Thanks for the article Ben! Served a refreshing reminder of the limitations often unaddressed of significance scores. Maybe not directly related, but do you think there will be a push in the next few years towards causal structural models appearing more widely spread and maybe even becoming the norm in the political / social sciences? I’m not following the field closely but seems causality is going through a revival and maybe its influence will be to the next generation of science fields as significance scores have been for the last century?
Structural models are also very common in social science and have been for some time. And yet they haven't been able to shake loose the grip of the tabular asterisk!
Thats really interesting to me. The abuse of p <0.05 has persisted but it seems structural models over the decades have been constantly been reinventing themselves.
From my perspective, structural equations have come a long way from something like Bentler-Weeks models in the 1980s, and it seems the field acknowledged limitations and came up with techniques to address them each decade since. Even though they both maintain popularity, one seems to constantly be evolving, whereas like you say, we can't seem to shake loose p < 0.05 obsession.
If quant metascientists want to keep on quanting, they could at least acquaint themselves with more sophisticated urn models that have memory. For example, I could have a setup where the urn has balls of two colors and a rule that says "if the ball you draw at time t is red, add 6 red balls; if it is blue, add 3 blue balls and 1 red ball." This introduces the notion of history; if one wants, one can even control the outcomes by having an adaptive rule for changing the proportions of different colors as a function of previous history, etc.
Funny enough that's the kind of urn model we're currently developing. Stochastic model with history. Still wouldn't use it as it's used in these types of papers but it's great for exploration of possibilities (and to contrast with such simplistic versions).
(Also we don't limit ourselves to NHST framework because one does not need to assume science needs to be built on a collection of p-values.)
Agree with all that.
First of all, I love Berna and the critical metascience crowd so very happy to see this post given her work more visibility.
P-value replication etc.. doesn't even figure in my top 20 problems. Yet life scientists pattern matching me to such concerns when rigor means something very different to many of us who engage in quantitative epistemology. (Incidentally, I only recently discovered that Lakatos borrowed the term "adhockery" from Meehl)

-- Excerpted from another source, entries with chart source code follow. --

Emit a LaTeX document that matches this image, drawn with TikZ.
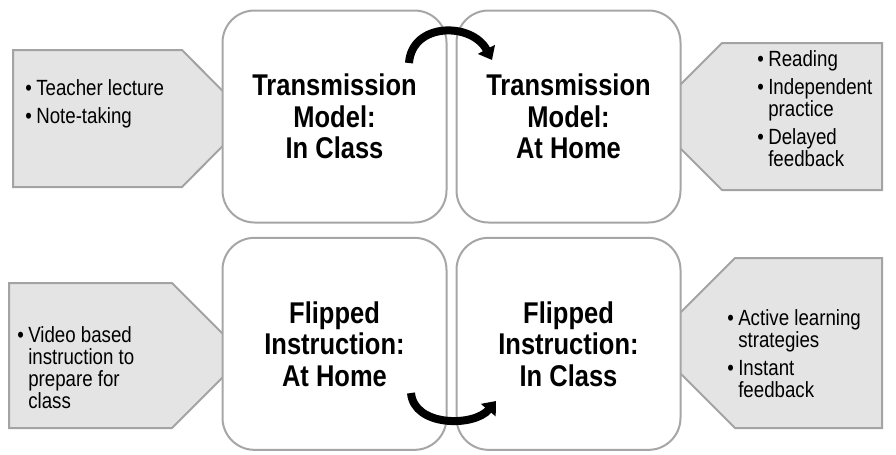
\documentclass[tikz,border=0pt]{standalone}
\usepackage{fontspec}
\setmainfont{Liberation Sans}[FakeStretch=0.85]
\usetikzlibrary{positioning,calc,arrows.meta}
\definecolor{boxline}{HTML}{A6A6A6}
\definecolor{tabfill}{HTML}{E4E4E4}
\definecolor{tabline}{HTML}{A3A3A3}
\newcommand{\bul}{\makebox[8.25pt][l]{•}}
\newcommand{\hang}{\hspace*{8.25pt}}
\tikzset{
  phase/.style={draw=boxline, line width=1.5pt, fill=white, rounded corners=24pt,
    minimum width=168pt, minimum height=159pt, align=center, inner sep=0pt,
    font=\fontsize{22.5pt}{23.6pt}\selectfont\bfseries},
  tab/.style={draw=tabline, line width=1.5pt, fill=tabfill},
  notes/.style={anchor=north west, align=left, inner sep=0pt,
    font=\fontsize{16.5pt}{16.5pt}\selectfont},
  turn/.style={line width=6pt, -{Triangle[length=9pt,width=14pt]}}
}

\begin{document}
\begin{tikzpicture}[x=0.75pt,y=-0.75pt]
  \useasboundingbox (0,0) rectangle (896,454);
  % grey tabs behind the boxes
  \draw[tab] (13,50) -- (182,50) -- (250,118.5) -- (182,187) -- (13,187) -- cycle;
  \draw[tab] (882,43) -- (722,43) -- (648.5,116.5) -- (722,190) -- (882,190) -- cycle;
  \draw[tab] (9,283) -- (172,283) -- (244.5,355.5) -- (172,428) -- (9,428) -- cycle;
  \draw[tab] (882,258) -- (735,258) -- (650,343) -- (735,428) -- (882,428) -- cycle;
  % the four boxes
  \node[phase] (tl) at (334.5,116.5) {Transmission\\Model:\\In Class};
  \node[phase, right=6pt of tl] (tr) {Transmission\\Model:\\At Home};
  \node[phase, below=10pt of tl] (bl) {Flipped\\Instruction:\\At Home};
  \node[phase, right=6pt of bl] (br) {Flipped\\Instruction:\\In Class};
  % notes
  \node[notes] (tlnote) at (25,79) {\bul Teacher lecture\\[4.5pt]\bul Note-taking};
  \node[notes] (trnote) at (757,50) {\bul Reading\\[4.5pt]\bul Independent\\\hang practice\\[4.5pt]\bul Delayed\\\hang feedback};
  \node[notes] (blnote) at (17,326) {\bul Video based\\\hang instruction to\\\hang prepare for\\\hang class};
  \node[notes] (brnote) at (727,309) {\bul Active learning\\\hang strategies\\[4.5pt]\bul Instant\\\hang feedback};
  % curved arrows
  \coordinate (topfrom) at (409,63);
  \coordinate (topto) at (492,60);
  \coordinate (botfrom) at (411,393);
  \coordinate (botto) at (496,401);
  \draw[turn] (topfrom) .. controls (412,22) and (472,22) .. (topto);
  \draw[turn] (botfrom) .. controls (414,427) and (474,427) .. (botto);
\end{tikzpicture}
\end{document}
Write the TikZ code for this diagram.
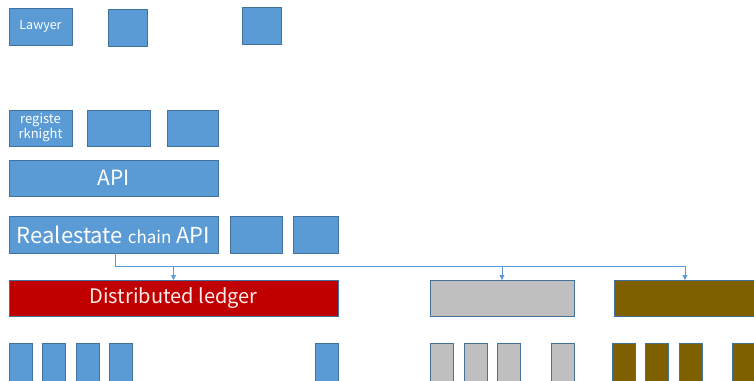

I also just saw this AI does p-hacking research paper going around. Didn't realize it was maybe the one that also elicited your post! It is a nice demonstration that scientific/statistical sycophancy are possible. But I regularly elicit sophisticated forms of scientific sycophancy. And again I wonder when are metascientists going to worry about causal validity, lack of identifiability in research designs instead of obsessing about p-hacking again. What about prediction error hacking, external validity hacking, and outcome hacking that goes on without being quantified.
https://x.com/ahall_research/status/2024544040784720365
All fair enough, but if you were to do this research, what would be your method? Because you've said before that there's too much quantitative science (too much because it's bad, I'm assuming). So if you had to prove that instead of saying it, what would you do?
Which research? Political Science? Or Metascience?
Sorry, I wasn't very articulate. I mean this paper you wrote about, which I guess is metascience of political science. I was just wondering how you'd do this research. Or if I put it differently, if you were a peer reviewer for this paper, after writing most of this post in your peer review, you'd give them some suggestions on what they could do to improve, right? What would those be?
''In a week of incredibly annoying and inaccurate AI discourse''. Every week since 2022.